なお、私は先行上映で2回見た後、ジャッキーのダブルが誰なのか、ジャッキーの中国のファンから教えてもらいました。私は映画を見てる時に「誰なんだろう、誰誰さんかな?でも違うかな?」と思っていたのですが、ダブルはまさしくその「誰誰」だったので、聞いた時、全く意外には思いませんでした。その後、7月11日の広州の舞台挨拶付き上映で2回見た際には、ダブルが誰かわかった上で見たのですが、顔のラインやシルエットが、まさしくその「誰誰」という感じでした。ジャッキーの顔にすげ替えずに、趙戰はその「誰誰」のまま映画作ればよかったのに、本当に。

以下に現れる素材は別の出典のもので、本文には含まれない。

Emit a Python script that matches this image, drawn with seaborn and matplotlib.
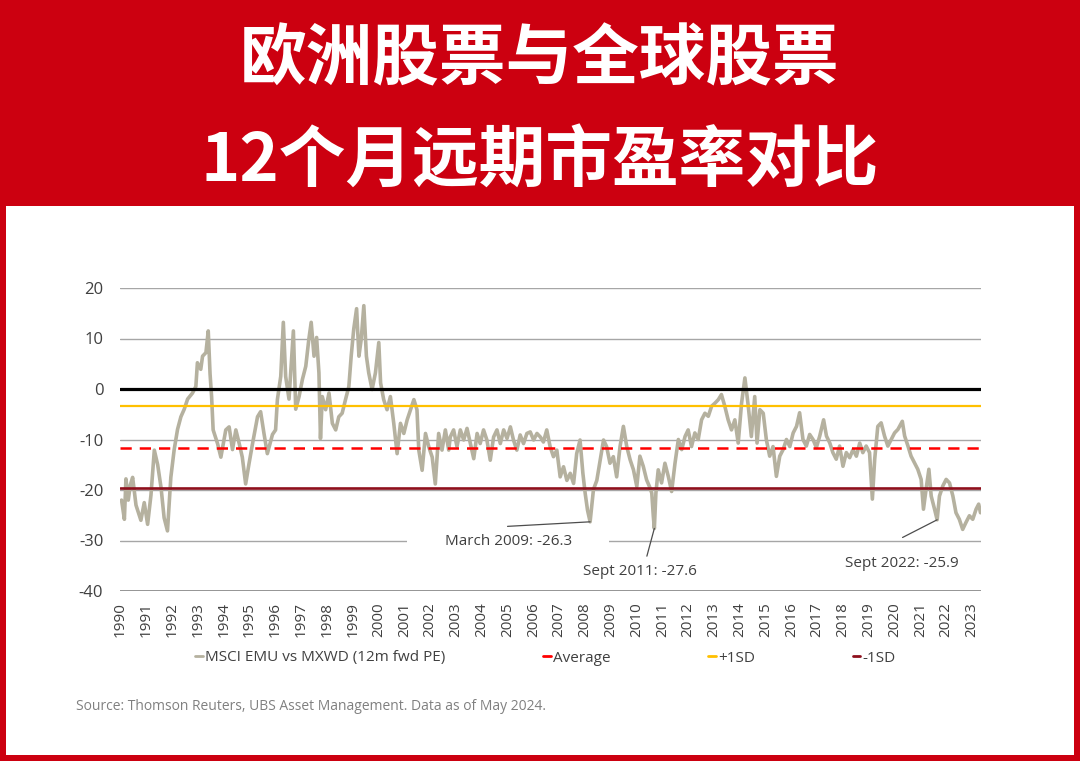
import matplotlib
matplotlib.use("Agg")
import matplotlib.pyplot as plt
from matplotlib.patches import Rectangle
from matplotlib.lines import Line2D
import seaborn as sns
import pandas as pd

# ---------------- data ----------------
years = [
    1991.04, 1991.15, 1991.21, 1991.30, 1991.38, 1991.47, 1991.60, 1991.79, 1991.92, 1992.05,
    1992.18, 1992.31, 1992.44, 1992.57, 1992.69, 1992.82, 1992.95, 1993.08, 1993.21, 1993.34,
    1993.47, 1993.60, 1993.79, 1993.92, 1993.98, 1994.11, 1994.18, 1994.31, 1994.40, 1994.47,
    1994.53, 1994.59, 1994.76, 1994.89, 1995.08, 1995.21, 1995.34, 1995.47, 1995.60, 1995.72,
    1995.85, 1995.98, 1996.11, 1996.31, 1996.43, 1996.56, 1996.69, 1996.89, 1997.01, 1997.08,
    1997.21, 1997.31, 1997.40, 1997.53, 1997.70, 1997.79, 1997.92, 1998.05, 1998.18, 1998.30,
    1998.39, 1998.50, 1998.60, 1998.69, 1998.75, 1998.82, 1998.95, 1999.08, 1999.21, 1999.34,
    1999.46, 1999.59, 1999.72, 1999.85, 1999.94, 2000.04, 2000.15, 2000.24, 2000.33, 2000.43,
    2000.53, 2000.62, 2000.75, 2000.88, 2001.01, 2001.08, 2001.20, 2001.33, 2001.46, 2001.59,
    2001.72, 2001.85, 2001.98, 2002.11, 2002.24, 2002.37, 2002.49, 2002.56, 2002.69, 2002.82,
    2002.95, 2003.08, 2003.20, 2003.33, 2003.46, 2003.59, 2003.72, 2003.78, 2003.91, 2004.04,
    2004.17, 2004.30, 2004.43, 2004.56, 2004.69, 2004.82, 2004.94, 2005.07, 2005.20, 2005.33,
    2005.46, 2005.59, 2005.72, 2005.85, 2005.98, 2006.11, 2006.23, 2006.36, 2006.49, 2006.62,
    2006.75, 2006.88, 2007.01, 2007.14, 2007.27, 2007.39, 2007.52, 2007.65, 2007.78, 2007.91,
    2008.04, 2008.17, 2008.30, 2008.43, 2008.56, 2008.68, 2008.81, 2008.92, 2009.01, 2009.10,
    2009.20, 2009.33, 2009.46, 2009.59, 2009.72, 2009.84, 2009.97, 2010.10, 2010.23, 2010.36,
    2010.49, 2010.62, 2010.75, 2010.88, 2011.01, 2011.13, 2011.26, 2011.39, 2011.50, 2011.59,
    2011.65, 2011.69, 2011.75, 2011.84, 2011.97, 2012.10, 2012.23, 2012.36, 2012.49, 2012.62,
    2012.75, 2012.88, 2013.00, 2013.13, 2013.26, 2013.39, 2013.52, 2013.65, 2013.78, 2013.91,
    2014.04, 2014.17, 2014.29, 2014.42, 2014.55, 2014.68, 2014.81, 2014.94, 2015.07, 2015.20,
    2015.33, 2015.45, 2015.58, 2015.67, 2015.78, 2015.91, 2016.03, 2016.16, 2016.29, 2016.42,
    2016.55, 2016.68, 2016.81, 2016.94, 2017.07, 2017.20, 2017.32, 2017.45, 2017.58, 2017.71,
    2017.84, 2017.97, 2018.10, 2018.25, 2018.36, 2018.49, 2018.61, 2018.74, 2018.87, 2019.00,
    2019.13, 2019.26, 2019.39, 2019.52, 2019.65, 2019.77, 2019.90, 2020.03, 2020.14, 2020.23,
    2020.35, 2020.48, 2020.61, 2020.74, 2020.87, 2021.00, 2021.13, 2021.30, 2021.39, 2021.52,
    2021.64, 2021.77, 2021.90, 2022.03, 2022.12, 2022.22, 2022.33, 2022.42, 2022.55, 2022.65,
    2022.74, 2022.87, 2023.00, 2023.13, 2023.26, 2023.38, 2023.51, 2023.64, 2023.77, 2023.90,
    2024.03, 2024.16, 2024.26, 2024.33,
]
relative_pe = [
    -22.0, -25.8, -17.8, -22.0, -19.0, -17.5, -23.0, -26.0, -22.5, -26.8,
    -21.0, -12.1, -15.0, -19.5, -25.5, -28.1, -17.5, -12.0, -8.0, -5.5,
    -4.0, -2.0, -0.8, 0.5, 5.2, 3.9, 6.5, 7.2, 11.5, 3.0,
    -1.5, -8.1, -10.8, -13.5, -8.1, -7.5, -12.0, -8.1, -10.8, -13.5,
    -18.8, -14.8, -11.0, -5.5, -4.5, -8.8, -12.8, -9.0, -8.1, -2.1,
    2.5, 13.2, 2.5, -2.0, 11.5, -4.0, -1.5, 1.9, 4.5, 9.9,
    13.2, 6.5, 10.2, 3.2, -9.8, -1.5, -4.1, -0.8, -6.8, -8.1,
    -5.5, -4.8, -2.1, 0.5, 6.5, 11.9, 15.9, 6.5, 9.9, 16.5,
    6.5, 3.2, -0.1, 3.2, 9.2, 1.2, -2.1, -4.1, -1.5, -6.8,
    -12.8, -6.8, -8.8, -6.1, -4.1, -2.1, -4.1, -12.1, -16.1, -8.8,
    -11.5, -13.5, -18.8, -8.8, -12.1, -8.1, -12.1, -9.5, -8.1, -11.4,
    -8.1, -10.1, -7.8, -10.8, -13.8, -8.8, -10.8, -8.1, -10.1, -14.1,
    -9.5, -8.1, -10.8, -8.1, -9.8, -7.5, -10.1, -12.1, -9.1, -10.8,
    -8.8, -8.5, -10.1, -8.8, -9.5, -10.5, -8.1, -11.4, -13.4, -12.1,
    -17.4, -15.4, -18.1, -16.7, -18.7, -12.8, -10.1, -16.7, -20.7, -24.0,
    -26.3, -19.9, -18.1, -14.1, -10.1, -11.4, -14.7, -13.4, -17.4, -11.4,
    -7.4, -11.4, -14.0, -16.0, -19.3, -13.3, -15.3, -18.0, -19.3, -20.6,
    -25.2, -27.6, -20.6, -16.0, -18.6, -14.7, -17.3, -20.3, -14.7, -10.0,
    -12.0, -9.4, -8.1, -11.4, -8.7, -10.0, -6.1, -4.8, -5.4, -3.4,
    -2.8, -2.1, -1.1, -3.4, -6.1, -8.1, -6.1, -10.7, -2.8, 2.2,
    -3.4, -9.4, -1.5, -10.7, -4.1, -4.8, -10.0, -13.3, -11.4, -17.3,
    -13.3, -12.0, -10.0, -11.4, -8.7, -7.4, -4.7, -10.0, -11.3, -9.0,
    -10.0, -11.6, -9.3, -6.1, -9.3, -10.7, -12.6, -13.9, -11.3, -15.3,
    -12.6, -13.6, -12.0, -13.3, -10.7, -12.6, -11.3, -12.6, -21.8, -13.9,
    -7.4, -6.7, -9.3, -11.3, -10.0, -8.7, -8.0, -6.4, -9.3, -11.3,
    -13.3, -14.6, -15.9, -17.9, -23.8, -19.9, -15.9, -21.2, -23.8, -25.9,
    -21.2, -19.2, -17.9, -18.6, -21.2, -24.5, -25.8, -27.8, -26.4, -25.1,
    -25.8, -23.8, -22.8, -24.5,
]
average_val = -11.6
plus_sd_val = -3.4
minus_sd_val = -19.7

tick_labels = [str(y) for y in range(1990, 2024)]
tick_positions = [y + 1 for y in range(1990, 2024)]  # year-end ticks

annotations = [
    ("March 2009: -26.3", 2009.20, -26.3),
    ("Sept 2011: -27.6", 2011.69, -27.6),
    ("Sept 2022: -25.9", 2022.65, -25.9),
]
legend_labels = ["MSCI EMU vs MXWD (12m fwd PE)", "Average", "+1SD", "-1SD"]
title_lines = ["欧洲股票与全球股票", "12个月远期市盈率对比"]
source_text = "Source: Thomson Reuters, UBS Asset Management. Data as of May 2024."

# ---------------- style ----------------
sns.set_theme(style="white")
plt.rcParams["font.family"] = ["Open Sans", "DejaVu Sans"]

RED_BG = "#CC0010"
SERIES_C = "#B5B19F"
AVG_C = "#FF0000"
PSD_C = "#FFC000"
MSD_C = "#8E0F1C"
GRID_C = "#A6A6A6"
TXT_C = "#404040"

W, H = 1080, 761
fig = plt.figure(figsize=(W / 100, H / 100), dpi=100, facecolor=RED_BG)
fig.patches.append(Rectangle((6 / W, 6 / H), 1068 / W, 549 / H, transform=fig.transFigure,
                             facecolor="white", edgecolor="none", zorder=-10))

# title
fig.text(0.5, 1 - 60 / H, title_lines[0], ha="center", va="center", color="white",
         fontsize=48, fontweight="bold", family=["Noto Sans CJK SC", "DejaVu Sans"])
fig.text(0.5, 1 - 161 / H, title_lines[1], ha="center", va="center", color="white",
         fontsize=48, fontweight="bold", family=["Noto Sans CJK SC", "DejaVu Sans"])

ax = fig.add_axes([120 / W, 1 - 591 / H, 861 / W, 303 / H])
ax.set_facecolor("white")
ax.set_zorder(1)

df = pd.DataFrame({"year": years, "value": relative_pe})
sns.lineplot(data=df, x="year", y="value", ax=ax, color=SERIES_C, lw=2.6, zorder=3)

# gridlines
for yv in [20, 10, -10, -20, -30]:
    ax.axhline(yv, color=GRID_C, lw=1.0, zorder=1)
ax.axhline(-40, color="#8C8C8C", lw=1.3, zorder=1)
ax.axhline(0, color="black", lw=2.3, zorder=4)

# reference lines
ax.axhline(plus_sd_val, color=PSD_C, lw=1.6, zorder=4)
ax.axhline(average_val, color=AVG_C, lw=1.8, ls=(0, (4.5, 3.2)), zorder=4)
ax.axhline(minus_sd_val, color=MSD_C, lw=1.9, zorder=4)

ax.set_xlim(1990.98, 2024.35)
ax.set_ylim(-40, 20)
ax.set_yticks(range(-40, 21, 10))
ax.set_yticklabels([str(v) for v in range(-40, 21, 10)], fontsize=12, color=TXT_C)
ax.set_xticks(tick_positions)
ax.set_xticklabels(tick_labels, rotation=90, fontsize=11, color=TXT_C)
ax.tick_params(axis="y", length=0, pad=12)
ax.tick_params(axis="x", length=0, pad=8)
ax.set_xlabel("")
ax.set_ylabel("")
for s in ax.spines.values():
    s.set_visible(False)

# annotations: (text position, leader start) in data coordinates
ann_layout = [
    ((2006.03, -30.2), (2006.00, -27.2)),
    ((2011.13, -36.1), (2011.40, -33.1)),
    ((2021.27, -34.5), (2021.31, -29.4)),
]
for (label, xd, yd), ((tx, ty), (lx, ly)) in zip(annotations, ann_layout):
    if label.startswith("March"):
        ax.text(tx, ty, "         " + label + "         ", ha="center", va="center",
                fontsize=11, color=TXT_C, zorder=2,
                bbox=dict(boxstyle="square,pad=0.1", facecolor="white", edgecolor="none"))
    else:
        ax.text(tx, ty, label, ha="center", va="center", fontsize=11, color=TXT_C, zorder=2)
    ax.annotate("", xy=(xd, yd), xytext=(lx, ly),
                arrowprops=dict(arrowstyle="-", color="#4D4D4D", lw=0.9,
                                shrinkA=0, shrinkB=0), zorder=5)

# legend
handles = [Line2D([], [], color=c, lw=2) for c in [SERIES_C, AVG_C, PSD_C, MSD_C]]
leg = fig.legend(handles, legend_labels, loc="center", bbox_to_anchor=(0.505, 1 - 658 / H),
                 ncol=4, frameon=False, handlelength=0.5, handletextpad=0.15,
                 columnspacing=6.4, fontsize=11)
for t in leg.get_texts():
    t.set_color(TXT_C)

fig.text(76 / W, 1 - 706 / H, source_text, ha="left", va="center", fontsize=10, color="#808080")

fig.savefig("out.png", dpi=100, facecolor=RED_BG)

ここで、名前を書いたら、誰がダブルかを考える楽しみが減るので、あえて書きませんが、中国のネットではすでに少なからぬ人が「誰誰じゃないか」と話題にしてるので、本当に予め知りたければ、検索すれば出てくると思います。
 
個人的にはいろいろ言いたいことがあるAI使用ですが、むろん、今回は、中国映画でのAI技術の向上も目的にあるみたいで、やって見なければ技術も育たないということもあるのだとは思う。それはわからないではない。でも、それでも、私は、今回のAIの使い方は不誠実に感じた。AIでディエイジングするのは、映画の半分以上というのは無しだと思う。若い頃のシーンが半分以上を占めるなら、それはその役を若い人にやらせて、もしAIを使うなら逆に年老いた部分こそAIを使うべきではないか。本人が演じずに、まったく別のダブルがやったものに顔をすげ替えるだけなんて、役者が演じることの力量を軽視してるし、ジャッキーを客寄せパンダにしてるとしか感じられない。そりゃ、ジャッキーに高いギャラを払わずにジャッキーのスケジュールを確保する必要もなく、ジャッキー主演の映画が撮れてそれがヒットしたら、映画投資家・製作者としてはウハウハだろうし、ジャッキーが死んだ後も、ジャッキー無しでジャッキー・チェン主演作品が作れるかもしれないけど。でも、この映画の興行収入の惨敗が映画製作者側には反省を促すことになってほしい。今回の宣伝活動で《紅番區》の脚本が7-8割出来てるとか行ってたけど、個人的には、本当にその企画は流れてほしいし、本当に製作に入るなら、ジャッキー第一主演にこだわらず、本当に面白い作品になるよう誠実に作ってほしい。AIを使うなら、それは、本当に必要なのかはよく考えてほしいし、本当に必要でも使うシーンや使う量をよく考えてほしい。